El “aire” comienza a cambiar ya cuando el mismo desplazamiento del vehículo que nos traslada empieza a volverse un tanto tortuoso, señal que dejamos el asfalto de rutas provinciales o nacionales para pasar a manejarnos por caminos vecinales, rurales o, también, de la producción. Sin desconocer que, en distintos lugares de nuestra geografía provincial, la situación se revierte cuando encontramos rutas maltrechas a causa de obras deficientes, cuando no por la ausencia total de las mismas; y caminos bien conservados, pese a la calidad de los materiales empleados.

Avanzando unos kilómetros -en realidad, si estamos en el campo debemos medir la distancia en “leguas”, para ser fieles a las costumbres de sus pobladores-, los autos comienzan a escasear como también ocurre con las edificaciones, la cartelería y los ruidos, permitiéndonos “escuchar el sonido del silencio”, aunque nunca exento de ser interrumpido por el canto de un pájaro, el rebuzno de una vaca o el paso de un tractor.

Y, justamente, una señal de que ya estamos en zona rural aparece cuando, sin dudarlo ni un solo segundo, se es cruzado por un vecino del lugar que evidencia su condición del tal por mantener en alto una mano para saludar fervientemente a quien se encuentra a su alrededor, aunque desconozca en absoluto de quién se pueda tratar y cuál sea su propósito en esas tierras. Sin dejar de reconocer la “gauchada” de muchos al tirarse a la banquina para facilitar el paso de un novato que recorre la zona casi como turista -para muchos se trataría de una excursión de tipo turismo aventura-, inexperto en conducirse por caminos vecinales.

Vivir y educarse, como también hacerlo con salud, no son tareas del todo sencillas para quienes residen en el campo. Es que, de acuerdo a las estadísticas, cada vez son menos las familias que continúan viviendo en sus granjas o chacras y, a su vez, es preocupante la proyección de cara a las próximas generaciones de personas dispuestas y preparadas a trabajar la tierra, en lo que se debe reconocer la labor incansable que llevan adelante las escuelas de educación agrotécnica, como las de Colonia El Carmen y Colón, ubicadas dentro del departamento homónimo. También de la Fundación Arraigar, algunos de sus integrantes residentes en la costa del Uruguay, quienes apuntalan la permanencia de los jóvenes productores en el campo, a través de asesoramiento técnico y gestión de líneas crediticias para sus emprendimientos.

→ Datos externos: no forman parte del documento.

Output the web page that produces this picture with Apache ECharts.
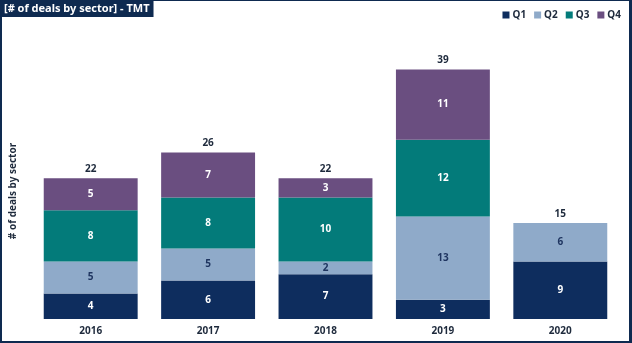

Más allá de la tecnología incorporada al trabajo agropecuario y a la ruralidad, que va desde maquinarias y herramientas hasta electrodomésticos que posibilitan el entretenimiento de las familias, la vida en el campo sigue siendo tan demandante como sacrificada. Es cierto que, tal vez, las cosechadoras avancen solas por una fracción de tierra o que las vacas se ordeñen casi de forma automática en algunos tambos, pero el frío de estas mañanas y el desgaste físico de cada jornada de trabajo, por solo mencionar dos aspectos, no entienden de modernidad.